Fifty things that annoy you

Date: 2010-04-14 11:41 Comments: 0 st

There are some things we’ve got to do which, like the constant buzzing of a summer fly, annoys us so immensely that it makes us spend too much time and energy on grieving over and dwelling on it, or maybe even walk around really irritated due to it.

We lose perspective, and not only do those annoying things feel numerous, but they feel very overwhelming and comprehensive as well.

It’s these things put together that puts a heavy load on our shoulders, like a cumbersome yoke, which makes us feel that everything goes against us and that it’s ”just too much right now”.

But, what are these things?

For me, it’s often an object that needs to be repaired, has a malfunction or has just stopped working.

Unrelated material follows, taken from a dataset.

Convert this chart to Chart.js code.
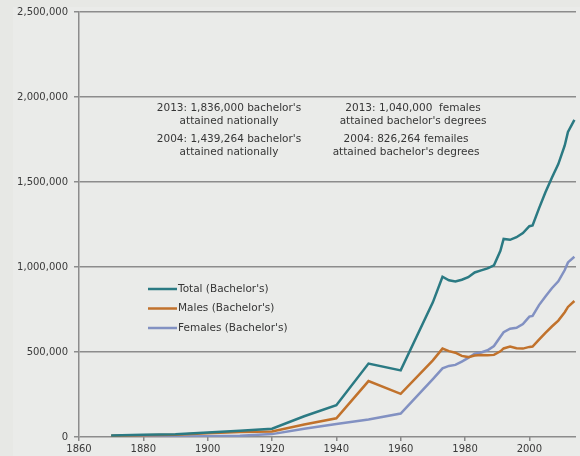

But it might also be one of these things:

  • That you can’t print from the printer because something is wrong with it.
  • That there are too many unread e-mails in the inbox (and there came another one …)
  • Something that must be purchased to our home but which we always seem to forget.
  • Something we’ve decided to get started, but have not been able to get going with yet.
  • Something we’ve started but not completed yet, and never seem to find time to complete, so now it simply sits in the air.
  • We’ve ripped up a hole in something and need to fix it.
  • There’s grass to be cut, a greenhouse which needs new glass, tires needing to be changed.
  • Books lying unread on the bedside table and eagerly waiting to be read.
  • Things that we borrowed and have to return, but forget to bring with us again and again.
  • That we have thought of contacting a specific person, but haven’t gotten around to it yet.
  • Something is broken and has to be handed in for repair, but it never seems to happen.
  • We call them leaven; they tend to drag on endlessly, like a fermenting sourdough.

    And, they annoy us without any good reason. In fact, we can derive energy from them by starting to act.

    Where does structure fit in?

    One of the big benefits of good structure is, as I see it, that it makes it possible for us to regain our power to act by taking control over the situation. Good structure is the tool to get us in the driver’s seat in our everyday lives, instead of riding in the back seat and hope that everything will be okay just by itself.

    Take action

    Now, do like this:

    1. Take a blank sheet of paper
    2. Decide to write down fifty things that annoy you right now.
    3. Go ahead and write. If you’re like me, you’ll not write down as many as fifty, even though it felt like there were at least a hundred of them before you started writing. Enjoy the pleasant feeling that comes when you, after writing for example twenty eight things, try to think of more things and you notice that your head is totally empty (which it hasn’t been for a while).
    4. Be content with the things you’ve come up with.
    5. Now decide to take care of one sourdough per day, starting today. If they’re too extensive, choose one per week. Can you handle more than one a day – just go for it!
    6. To get started with the first leaven, think about what is the smallest first step you could possibly take to solve the problem. Take that step.
    7. Continue until all leavens are dealt with, or until you no longer think it’s a problem that they aren’t completed.

    The effects

    By writing down all these things, you make them tangible. All of them will regain reasonable proportions and you can easily determine what priority they really have.

    Most likely, you’ll very soon feel lighter, as the yoke is lifted off your shoulders, even before all irritable, unsettled tasks are completed. You have the power to act rather than feel like a victim of the circumstances and you are tempted to exclaim, “Bring it on – Now I’m ready for anything!”

    Also in terms of business

    It’s also possible to do this in your business. A few years ago SJ (the National Swedish Railway) declared 100 (if I remember it correctly) concrete things they had decided to improve and published them in newspapers as full-page advertisements. It contained things that had annoyed both the company and their customers. As they completed the improvements, they checked them off, and then re-published the list again.

    How do you do it?

    What’s your way of regaining control when you feel like everything is going wrong?